Introduction to Regression Analysis

Regression analysis is a fundamental statistical and machine learning technique used to model and analyze relationships between variables. It plays a central role in data science by helping to understand how the typical value of a dependent variable changes when one or more independent variables are varied.

Basics of Machine Learning: Supervised vs Unsupervised

This blog provides an introduction to regression analysis, its types, applications, and how it is used in real-world scenarios.


What Is Regression Analysis?

Regression analysis is a predictive modeling technique that investigates the relationship between a dependent (target) variable and one or more independent (predictor) variables. The goal is to estimate the expected value of the dependent variable based on known values of the independent variables.

In simpler terms, it helps answer questions like:

  • How does advertising budget affect sales?
  • How does temperature influence electricity usage?
  • What factors contribute to employee salary?
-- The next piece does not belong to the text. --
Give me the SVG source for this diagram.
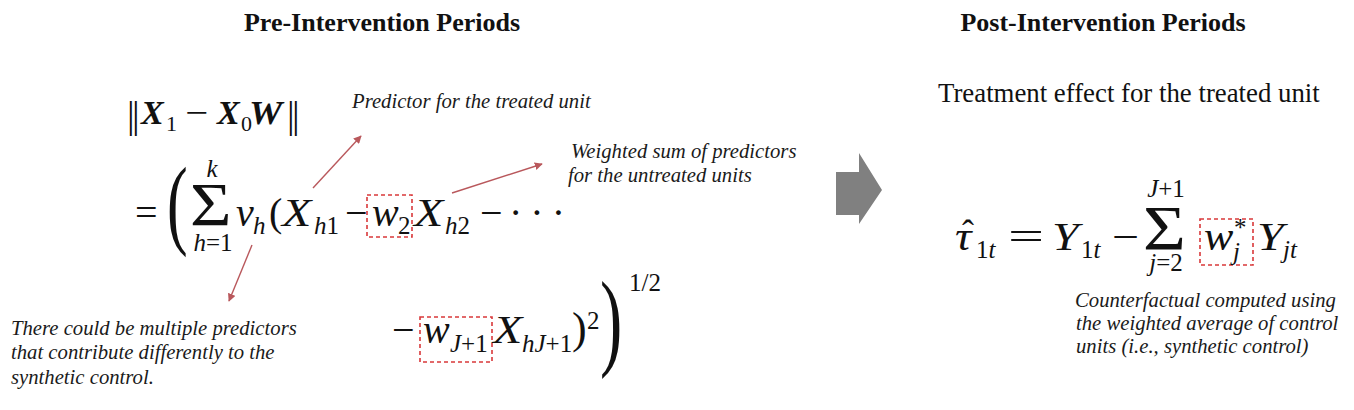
<svg xmlns="http://www.w3.org/2000/svg" width="1354" height="410" viewBox="0 0 1354 410">
<style>
text{font-family:"Liberation Serif","Times New Roman",serif;fill:#111}
.title{font-weight:bold;font-size:26px}
.note{font-style:italic;font-size:20.7px;fill:#1a1a1a}
.m{font-size:40px}
.mi{font-size:40px;font-style:italic}
.mb{font-size:34px;font-style:italic;font-weight:bold}
.s{font-size:25px}
.si{font-size:25px;font-style:italic}
.box{fill:none;stroke:#d9383a;stroke-width:1.6;stroke-dasharray:4 3}
.conn{stroke:#b9585c;stroke-width:1.4;fill:none;marker-end:url(#ah)}
</style>
<defs>
<marker id="ah" viewBox="0 0 10 10" refX="9" refY="5" markerWidth="8" markerHeight="8" orient="auto" markerUnits="userSpaceOnUse">
<path d="M0,0 L10,5 L0,10 z" fill="#b9585c"/>
</marker>
</defs>
<rect width="1354" height="410" fill="#ffffff"/>

<g id="title-pre"><text class="title" x="382" y="31" text-anchor="middle">Pre-Intervention Periods</text></g>
<g id="title-post"><text class="title" x="1103" y="31" text-anchor="middle">Post-Intervention Periods</text></g>

<g id="norm">
<text class="m" x="127" y="128" style="font-size:38px">|</text>
<text class="m" x="132" y="128" style="font-size:38px">|</text>
<text class="mb" x="141" y="124">X</text>
<text class="s" x="166" y="131" style="font-size:22px">1</text>
<text class="m" transform="translate(185,124) scale(1.2,1)" style="font-size:34px">−</text>
<text class="mb" x="217" y="124">X</text>
<text class="s" x="241" y="131" style="font-size:22px">0</text>
<text class="mb" transform="translate(249,124) scale(1.1,1)">W</text>
<text class="m" x="287" y="128" style="font-size:38px">|</text>
<text class="m" x="292" y="128" style="font-size:38px">|</text>
</g>

<g id="line-b">
<text class="m" x="135" y="226">=</text>
<text class="m" transform="translate(167,236) scale(0.62,1)" style="font-size:100px">(</text>
<text class="m" transform="translate(190,225) scale(1.15,1)" style="font-size:62px">Σ</text>
<text class="si" x="212" y="177" text-anchor="middle">k</text>
<text class="s" x="213" y="251" text-anchor="middle"><tspan font-style="italic">h</tspan>=1</text>
<text class="mi" x="236" y="226">v</text>
<text class="si" x="253" y="234">h</text>
<text class="m" x="269" y="226">(</text>
<text class="mi" transform="translate(282,226) scale(1.2,1)">X</text>
<text class="s" x="314" y="234"><tspan font-style="italic">h</tspan>1</text>
<text class="m" x="345" y="226">−</text>
<text class="mi" x="372" y="226">w</text>
<text class="s" x="398" y="234">2</text>
<text class="mi" transform="translate(414,226) scale(1.2,1)">X</text>
<text class="s" x="445" y="234"><tspan font-style="italic">h</tspan>2</text>
<text class="m" x="480" y="226">−</text>
<text class="m" x="509" y="226" letter-spacing="8">···</text>
</g>

<g id="line-c">
<text class="m" x="392" y="343">−</text>
<text class="mi" x="423" y="343">w</text>
<text class="s" x="450" y="352"><tspan font-style="italic">J</tspan>+1</text>
<text class="mi" transform="translate(493,343) scale(1.2,1)">X</text>
<text class="s" x="522" y="352"><tspan font-style="italic">hJ</tspan>+1</text>
<text class="m" x="572" y="343" style="font-size:44px">)</text>
<text class="s" x="587" y="329">2</text>
<text class="m" transform="translate(600,356) scale(0.62,1)" style="font-size:108px">)</text>
<text class="s" x="629" y="291">1/2</text>
</g>

<g id="weight-boxes">
<rect class="box" x="367" y="195" width="45" height="42"/>
<rect class="box" x="420" y="317" width="72" height="45"/>
<rect class="box" x="1200" y="219" width="53" height="46"/>
</g>

<g id="treat-label"><text x="938" y="102" style="font-size:26.8px">Treatment effect for the treated unit</text></g>

<g id="effect-formula">
<text class="mi" transform="translate(955,250) scale(1.15,1)">τ</text>
<text class="m" x="962" y="245" style="font-size:36px">ˆ</text>
<text class="s" x="976" y="258">1<tspan font-style="italic">t</tspan></text>
<text class="m" transform="translate(1008,250) scale(1.6,1)">=</text>
<text class="mi" transform="translate(1052,250) scale(1.2,1)">Y</text>
<text class="s" x="1081" y="258">1<tspan font-style="italic">t</tspan></text>
<text class="m" transform="translate(1112,250) scale(1.2,1)">−</text>
<text class="m" transform="translate(1143,250) scale(1.15,1)" style="font-size:64px">Σ</text>
<text class="s" x="1166" y="197" text-anchor="middle"><tspan font-style="italic">J</tspan>+1</text>
<text class="s" x="1166" y="271" text-anchor="middle"><tspan font-style="italic">j</tspan>=2</text>
<text class="mi" transform="translate(1204,250) scale(1.1,1)">w</text>
<text class="s" x="1234" y="236">*</text>
<text class="si" x="1233" y="260">j</text>
<text class="mi" transform="translate(1257,250) scale(1.2,1)">Y</text>
<text class="si" x="1283" y="258">jt</text>
</g>

<g id="note-treated"><text class="note" x="352" y="108">Predictor for the treated unit</text></g>
<g id="note-untreated">
<text class="note" x="571" y="158">Weighted sum of predictors</text>
<text class="note" x="568" y="182">for the untreated units</text>
</g>
<g id="note-predictors">
<text class="note" x="11" y="335">There could be multiple predictors</text>
<text class="note" x="11" y="359">that contribute differently to the</text>
<text class="note" x="11" y="384">synthetic control.</text>
</g>
<g id="note-counterfactual">
<text class="note" x="1075" y="307">Counterfactual computed using</text>
<text class="note" x="1076" y="330">the weighted average of control</text>
<text class="note" x="1076" y="353">units (i.e., synthetic control)</text>
</g>

<g id="phase-arrow">
<polygon points="836,172 859,172 859,153 882,190 859,224 859,215 836,215" fill="#808080"/>
</g>

<g id="connectors">
<line class="conn" x1="313" y1="188" x2="361" y2="136"/>
<line class="conn" x1="452" y1="193" x2="542" y2="164"/>
<line class="conn" x1="252" y1="245" x2="229" y2="301"/>
</g>
</svg>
Why Use Regression Analysis?

  • Prediction: Estimate future values (e.g., sales forecasts).
  • Inference: Understand the strength and type of relationships between variables.
  • Optimization: Improve decision-making by understanding what variables most influence outcomes.

Types of Regression

1. Linear Regression

The simplest form of regression, where the relationship between variables is modeled as a straight line.

Formula:
    Y = β₀ + β₁X + ε
Where:

  • Y = dependent variable
  • X = independent variable
  • β₀ = intercept
  • β₁ = slope (coefficient)
  • ε = error term

Use Case: Predicting housing prices based on square footage.

2. Multiple Linear Regression

Extends linear regression by using more than one independent variable.

Use Case: Estimating a car’s resale value based on age, mileage, and brand.

3. Polynomial Regression

Models the relationship between variables as an nth-degree polynomial.

Use Case: Modeling growth curves or economic trends where the relationship is not linear.

4. Logistic Regression

Used when the dependent variable is categorical (e.g., binary classification like yes/no).

Use Case: Predicting customer churn (churn or not churn).

5. Ridge, Lasso, and Elastic Net Regression

Regularized versions of linear regression that are used to prevent overfitting in models with many variables.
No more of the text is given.